Steps

About Steps

A flow is comprised of one or more steps that process or enhance the data.

A step can be one of the following types:


Step	Input to step	What the step does	Result of step
Ingestion	Raw data from one source	Wraps each item in an envelope and stores the wrapped items as records in the STAGING database.	Ingested data in the STAGING database
Mapping	Ingested data in the STAGING database Entity model definition	Associates the fields in the entity model with the corresponding fields in your source data and then stores the mapped data in the FINAL database.	Mapped data in the FINAL database
Matching	Mapped data in the FINAL database	Checks for possible duplicates in your data.	Internal match summaries in the FINAL database. Each match summary contains a list of records to be merged.
Merging	Internal match summaries created by a matching step	Handles the lists of candidates accordingly based on the specified criteria.	If the comparison of two records definitely meets the specified criteria for duplicates, a new record based on the two duplicate records is created in the FINAL database, and the old entries are tagged as archived but remain in the FINAL database. If the comparison of two records meets the specified criteria for possible matches (not definite matches), a notification is created in the FINAL database. The notification contains information about the two records. Otherwise, no changes are made.
Mastering	Mapped data in the FINAL database	Checks for possible duplicate documents in your data and handles them accordingly based on the specified criteria.
Custom - Ingestion Custom - Mapping Custom - Mastering Custom - Other	Depends on custom code.	Runs the custom code specified in the step definition. The custom code can further process, enhance, or validate your data. A custom step can also replace the default processing included in MarkLogic Data Hub.

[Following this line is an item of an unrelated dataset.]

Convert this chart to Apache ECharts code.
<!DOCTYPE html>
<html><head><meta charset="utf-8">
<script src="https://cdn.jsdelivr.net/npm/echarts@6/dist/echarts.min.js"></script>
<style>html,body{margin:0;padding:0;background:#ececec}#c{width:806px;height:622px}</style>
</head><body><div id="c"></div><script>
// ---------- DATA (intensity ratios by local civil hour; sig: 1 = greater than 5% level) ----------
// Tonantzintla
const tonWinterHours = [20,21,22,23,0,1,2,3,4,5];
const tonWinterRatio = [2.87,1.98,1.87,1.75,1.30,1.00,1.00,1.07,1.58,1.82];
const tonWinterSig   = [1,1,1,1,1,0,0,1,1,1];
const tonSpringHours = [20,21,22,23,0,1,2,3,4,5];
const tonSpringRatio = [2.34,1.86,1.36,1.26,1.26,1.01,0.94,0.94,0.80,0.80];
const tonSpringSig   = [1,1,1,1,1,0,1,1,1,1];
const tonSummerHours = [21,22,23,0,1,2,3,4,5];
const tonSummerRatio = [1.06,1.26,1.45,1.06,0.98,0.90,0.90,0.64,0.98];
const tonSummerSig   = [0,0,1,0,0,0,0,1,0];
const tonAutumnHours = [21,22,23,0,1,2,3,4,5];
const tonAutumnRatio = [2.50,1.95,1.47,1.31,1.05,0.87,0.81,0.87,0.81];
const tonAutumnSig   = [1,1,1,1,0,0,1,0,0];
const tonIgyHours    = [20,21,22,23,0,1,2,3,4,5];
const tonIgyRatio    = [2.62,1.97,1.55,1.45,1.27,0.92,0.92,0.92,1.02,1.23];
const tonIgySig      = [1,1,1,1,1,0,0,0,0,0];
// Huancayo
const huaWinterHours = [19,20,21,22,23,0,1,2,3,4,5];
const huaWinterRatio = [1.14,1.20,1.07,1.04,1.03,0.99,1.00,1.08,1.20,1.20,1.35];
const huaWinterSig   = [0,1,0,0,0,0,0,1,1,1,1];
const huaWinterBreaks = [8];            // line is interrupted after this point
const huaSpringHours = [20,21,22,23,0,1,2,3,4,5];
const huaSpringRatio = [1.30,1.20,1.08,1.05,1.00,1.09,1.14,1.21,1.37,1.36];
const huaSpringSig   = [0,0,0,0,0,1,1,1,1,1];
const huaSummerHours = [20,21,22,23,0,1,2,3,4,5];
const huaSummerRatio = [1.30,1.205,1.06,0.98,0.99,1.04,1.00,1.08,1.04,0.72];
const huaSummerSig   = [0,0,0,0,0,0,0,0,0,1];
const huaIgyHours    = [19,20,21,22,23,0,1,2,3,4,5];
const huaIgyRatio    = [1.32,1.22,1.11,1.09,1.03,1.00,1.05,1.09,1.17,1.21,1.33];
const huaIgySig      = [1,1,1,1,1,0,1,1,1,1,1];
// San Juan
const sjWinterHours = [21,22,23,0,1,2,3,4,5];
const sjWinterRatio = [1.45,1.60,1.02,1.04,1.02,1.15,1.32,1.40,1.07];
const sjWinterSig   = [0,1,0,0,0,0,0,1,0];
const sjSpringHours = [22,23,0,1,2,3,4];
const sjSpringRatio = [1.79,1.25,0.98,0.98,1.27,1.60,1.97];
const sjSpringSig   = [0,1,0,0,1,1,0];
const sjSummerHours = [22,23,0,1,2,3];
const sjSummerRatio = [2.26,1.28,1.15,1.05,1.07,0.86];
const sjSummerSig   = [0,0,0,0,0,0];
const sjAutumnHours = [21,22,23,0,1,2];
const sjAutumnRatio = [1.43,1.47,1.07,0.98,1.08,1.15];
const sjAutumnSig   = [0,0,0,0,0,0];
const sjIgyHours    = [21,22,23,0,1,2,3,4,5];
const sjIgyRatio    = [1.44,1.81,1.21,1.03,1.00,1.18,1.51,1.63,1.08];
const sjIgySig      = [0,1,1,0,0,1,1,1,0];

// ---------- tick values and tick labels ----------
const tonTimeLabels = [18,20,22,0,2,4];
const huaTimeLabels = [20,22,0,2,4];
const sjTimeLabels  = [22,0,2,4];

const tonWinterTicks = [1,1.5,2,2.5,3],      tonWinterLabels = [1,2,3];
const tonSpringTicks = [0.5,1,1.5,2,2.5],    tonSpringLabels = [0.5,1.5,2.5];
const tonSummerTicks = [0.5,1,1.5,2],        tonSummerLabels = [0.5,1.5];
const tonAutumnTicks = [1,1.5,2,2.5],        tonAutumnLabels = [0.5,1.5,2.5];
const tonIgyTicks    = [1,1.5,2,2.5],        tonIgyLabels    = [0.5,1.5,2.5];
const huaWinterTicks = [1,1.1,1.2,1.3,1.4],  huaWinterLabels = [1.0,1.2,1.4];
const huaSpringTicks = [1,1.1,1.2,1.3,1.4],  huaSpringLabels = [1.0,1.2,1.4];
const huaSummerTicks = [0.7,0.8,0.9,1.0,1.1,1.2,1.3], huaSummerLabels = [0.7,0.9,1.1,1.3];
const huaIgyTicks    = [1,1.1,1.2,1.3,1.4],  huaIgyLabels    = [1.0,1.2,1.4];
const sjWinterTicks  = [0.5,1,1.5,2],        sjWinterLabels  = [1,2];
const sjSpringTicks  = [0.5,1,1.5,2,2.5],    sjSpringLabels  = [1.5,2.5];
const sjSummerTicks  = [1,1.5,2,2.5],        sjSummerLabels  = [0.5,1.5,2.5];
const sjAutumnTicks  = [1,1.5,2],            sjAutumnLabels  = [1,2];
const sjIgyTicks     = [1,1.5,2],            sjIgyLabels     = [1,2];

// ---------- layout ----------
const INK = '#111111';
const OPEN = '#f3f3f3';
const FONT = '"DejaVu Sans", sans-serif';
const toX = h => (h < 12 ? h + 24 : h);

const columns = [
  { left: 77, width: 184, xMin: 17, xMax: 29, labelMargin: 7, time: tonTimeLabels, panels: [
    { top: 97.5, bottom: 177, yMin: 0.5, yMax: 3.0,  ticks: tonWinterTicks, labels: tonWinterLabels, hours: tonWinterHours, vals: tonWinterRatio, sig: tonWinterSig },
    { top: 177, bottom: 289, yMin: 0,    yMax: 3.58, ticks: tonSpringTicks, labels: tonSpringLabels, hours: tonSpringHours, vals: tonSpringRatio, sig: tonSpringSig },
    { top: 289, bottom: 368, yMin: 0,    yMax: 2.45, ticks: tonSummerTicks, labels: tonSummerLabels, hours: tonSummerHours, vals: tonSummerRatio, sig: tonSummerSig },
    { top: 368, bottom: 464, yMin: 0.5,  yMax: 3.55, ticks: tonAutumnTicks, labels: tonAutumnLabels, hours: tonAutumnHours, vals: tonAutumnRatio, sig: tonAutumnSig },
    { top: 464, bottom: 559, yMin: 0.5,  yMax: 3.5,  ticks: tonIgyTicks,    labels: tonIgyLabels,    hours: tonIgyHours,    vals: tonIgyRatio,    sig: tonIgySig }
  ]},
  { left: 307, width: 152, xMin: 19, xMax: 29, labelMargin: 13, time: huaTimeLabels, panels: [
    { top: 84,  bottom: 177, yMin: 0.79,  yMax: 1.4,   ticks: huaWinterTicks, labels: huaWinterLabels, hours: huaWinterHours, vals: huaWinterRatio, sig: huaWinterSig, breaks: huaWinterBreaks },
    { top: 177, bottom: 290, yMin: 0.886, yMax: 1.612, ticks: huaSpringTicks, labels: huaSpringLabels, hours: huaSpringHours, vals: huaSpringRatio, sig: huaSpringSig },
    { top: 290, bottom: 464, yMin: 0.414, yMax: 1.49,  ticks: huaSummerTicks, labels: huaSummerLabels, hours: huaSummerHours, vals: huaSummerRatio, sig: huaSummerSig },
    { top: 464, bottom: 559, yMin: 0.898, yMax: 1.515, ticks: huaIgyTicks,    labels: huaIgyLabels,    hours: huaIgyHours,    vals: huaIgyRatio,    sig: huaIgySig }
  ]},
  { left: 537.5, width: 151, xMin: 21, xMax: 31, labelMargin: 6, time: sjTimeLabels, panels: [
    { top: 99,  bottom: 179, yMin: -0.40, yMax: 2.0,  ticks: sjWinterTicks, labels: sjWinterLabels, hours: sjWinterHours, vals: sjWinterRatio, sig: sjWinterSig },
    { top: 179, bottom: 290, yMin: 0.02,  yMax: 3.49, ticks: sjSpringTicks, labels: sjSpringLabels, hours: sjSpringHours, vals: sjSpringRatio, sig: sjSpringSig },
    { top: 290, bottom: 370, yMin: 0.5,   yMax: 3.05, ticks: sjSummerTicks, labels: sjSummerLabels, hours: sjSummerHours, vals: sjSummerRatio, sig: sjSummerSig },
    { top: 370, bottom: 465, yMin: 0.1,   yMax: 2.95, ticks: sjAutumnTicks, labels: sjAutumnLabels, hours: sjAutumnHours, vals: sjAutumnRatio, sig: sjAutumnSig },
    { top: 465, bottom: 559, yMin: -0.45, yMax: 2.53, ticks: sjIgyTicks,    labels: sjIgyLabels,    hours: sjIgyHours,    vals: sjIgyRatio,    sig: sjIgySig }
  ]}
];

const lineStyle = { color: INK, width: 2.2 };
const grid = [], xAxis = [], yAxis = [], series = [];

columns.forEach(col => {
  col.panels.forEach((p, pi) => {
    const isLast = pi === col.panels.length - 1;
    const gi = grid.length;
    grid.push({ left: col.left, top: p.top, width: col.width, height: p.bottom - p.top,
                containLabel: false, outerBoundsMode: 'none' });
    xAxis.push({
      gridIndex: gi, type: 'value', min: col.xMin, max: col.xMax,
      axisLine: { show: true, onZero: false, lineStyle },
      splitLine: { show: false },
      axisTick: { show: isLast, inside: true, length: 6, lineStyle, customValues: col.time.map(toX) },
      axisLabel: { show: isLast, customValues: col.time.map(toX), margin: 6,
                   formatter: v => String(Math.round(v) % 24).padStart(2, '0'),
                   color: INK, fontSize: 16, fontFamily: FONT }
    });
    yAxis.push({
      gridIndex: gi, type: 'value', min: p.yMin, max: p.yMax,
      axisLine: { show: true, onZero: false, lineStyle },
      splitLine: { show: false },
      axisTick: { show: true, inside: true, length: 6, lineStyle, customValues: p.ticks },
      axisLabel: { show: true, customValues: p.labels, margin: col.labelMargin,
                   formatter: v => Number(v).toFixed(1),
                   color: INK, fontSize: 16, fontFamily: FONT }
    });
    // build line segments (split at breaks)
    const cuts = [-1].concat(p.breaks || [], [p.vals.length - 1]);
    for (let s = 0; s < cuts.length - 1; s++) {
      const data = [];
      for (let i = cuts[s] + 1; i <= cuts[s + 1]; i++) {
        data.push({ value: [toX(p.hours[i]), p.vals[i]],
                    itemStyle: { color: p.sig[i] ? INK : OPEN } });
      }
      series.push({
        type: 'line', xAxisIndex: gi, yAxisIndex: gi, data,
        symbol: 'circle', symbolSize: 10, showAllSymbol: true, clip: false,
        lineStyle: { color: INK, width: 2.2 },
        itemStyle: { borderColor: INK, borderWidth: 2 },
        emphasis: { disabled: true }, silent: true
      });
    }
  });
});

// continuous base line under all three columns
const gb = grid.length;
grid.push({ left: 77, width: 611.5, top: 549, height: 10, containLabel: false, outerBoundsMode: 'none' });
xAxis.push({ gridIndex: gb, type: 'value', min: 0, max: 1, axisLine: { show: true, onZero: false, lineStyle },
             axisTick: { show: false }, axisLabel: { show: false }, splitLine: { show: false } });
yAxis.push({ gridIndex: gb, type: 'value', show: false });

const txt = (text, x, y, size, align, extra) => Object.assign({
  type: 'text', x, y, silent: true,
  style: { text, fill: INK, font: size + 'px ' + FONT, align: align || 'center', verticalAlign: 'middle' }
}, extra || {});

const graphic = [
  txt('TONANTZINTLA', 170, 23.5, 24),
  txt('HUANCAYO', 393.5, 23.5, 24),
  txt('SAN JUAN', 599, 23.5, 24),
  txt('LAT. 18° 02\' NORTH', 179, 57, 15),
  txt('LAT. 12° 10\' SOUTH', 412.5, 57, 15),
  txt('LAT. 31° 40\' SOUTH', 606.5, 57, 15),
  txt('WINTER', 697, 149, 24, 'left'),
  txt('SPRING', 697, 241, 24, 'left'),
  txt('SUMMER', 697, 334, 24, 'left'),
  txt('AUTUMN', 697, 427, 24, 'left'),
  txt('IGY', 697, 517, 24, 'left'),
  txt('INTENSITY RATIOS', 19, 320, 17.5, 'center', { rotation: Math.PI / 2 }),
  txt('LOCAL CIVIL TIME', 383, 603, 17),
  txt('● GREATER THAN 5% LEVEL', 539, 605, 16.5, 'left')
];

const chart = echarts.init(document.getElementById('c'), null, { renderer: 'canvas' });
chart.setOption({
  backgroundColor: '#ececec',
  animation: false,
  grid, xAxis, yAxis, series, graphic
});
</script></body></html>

For example, you can define a different way of ingesting your data by creating a custom ingestion step.	Depends on custom code.

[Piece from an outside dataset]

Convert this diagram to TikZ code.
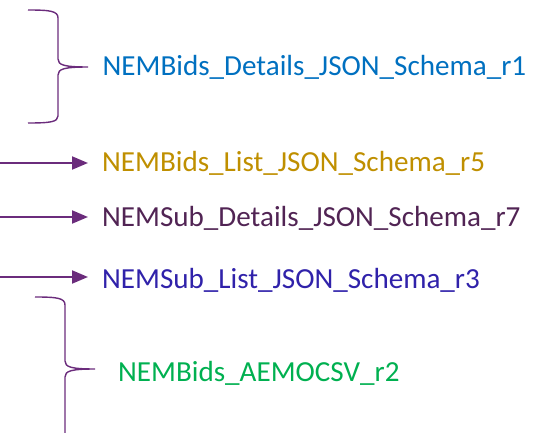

Note: The STAGING database and the FINAL database are the default storage for ingested data and harmonized data, respectively; however, you can use any database.

Choosing Steps for Your Flow

A flow can contain any combination of steps (ingestion, mapping, matching, merging, mastering, and custom). You can create as many flows as you need with various combinations of steps. For example, you can create one flow for ingestion only and another flow that contains both the mapping and mastering steps.

Each predefined type of step (ingestion, mapping, matching, merging, and mastering) has its own set of prerequisites, which is typically the output of another step. For example,

Before you can configure and run a mapping step, you must have some enveloped data in a database (the result of an ingestion step).
Before running the mastering step, you must have some mapped data in a database (the result of a mapping step), and all data to be compared must be mapped to the same entity model.

Essentially, an ingestion step must be executed before a mapping step, which must be executed before a mastering step. If using split-step mastering, the matching step must be executed before the merging step.

These steps can be in separate flows. However, even if they are in the same flow, you can still choose which steps are executed when running the flow.

Tip: Create a separate flow for ingesting each data source. For example,

Flow A might handle ingesting HR data from a New York subsidiary and then mapping that ingested data to an entity model.
Flow B might handle similar operations for HR data from a San Francisco subsidiary.

Ingestion
- If you need to load your data into the STAGING database, add an ingestion step.
- If your data is already wrapped in envelopes and stored in the STAGING database, skip.
Mapping
- If your source's fields do NOT correspond one-to-one with your entity model's properties, add a custom step with a link to a custom module that handles the mapping between your source and your entity model.
- If your source's fields need additional processing, such as calculations, add a custom step with a link to a custom module that performs the calculations.
- If you are mapping XML documents, add a custom step with a link to a custom module that handles XML documents.
- If your source requires more complex transformation than a simple typecast, add a custom step with a link to a custom module that performs the transformation.
- If your data has already been mapped against your entity model and stored in the FINAL database, skip.
- Otherwise, add a mapping step.
Mastering
- If you want to keep duplicates in your data, skip.
- If you would like to use MarkLogic's Smart Mastering technology to identify duplicate documents and merge the duplicates and ...
  - Your dataset could be matched and merged using a single thread at an acceptable performance level, add a mastering step.
  - Your dataset is extremely large and/or could have a large number of duplicates, thereby needing multiple threads for better performance, add a matching step followed by a merging step.
- Otherwise, add a custom step with a link to a custom module that identifies duplicate documents and handles them as you wish.

Note: If a custom step is not intended to replace a predefined step, you can insert it anywhere in the flow. For example, if you want your custom module to further enhance your ingested data before mapping, you can insert the custom module between the ingestion step and the mapping step.

Customizing a Step

You can customize a step in multiple ways.

To replace a predefined process (ingestion, mapping, or mastering), create a custom step and choose the appropriate custom step type (Ingestion, Mapping, or Mastering.

To add processing that doesn't fall neatly in any of the predefined processes, create a custom step and choose the custom step type Other.

To add processing that must be performed immediately before or immediately after any step, create the appropriate step and add a custom hook.

To customize the mapping process, you can create custom mapping functions to use in your mapping definition, in addition to the predefined Data Hub mapping functions.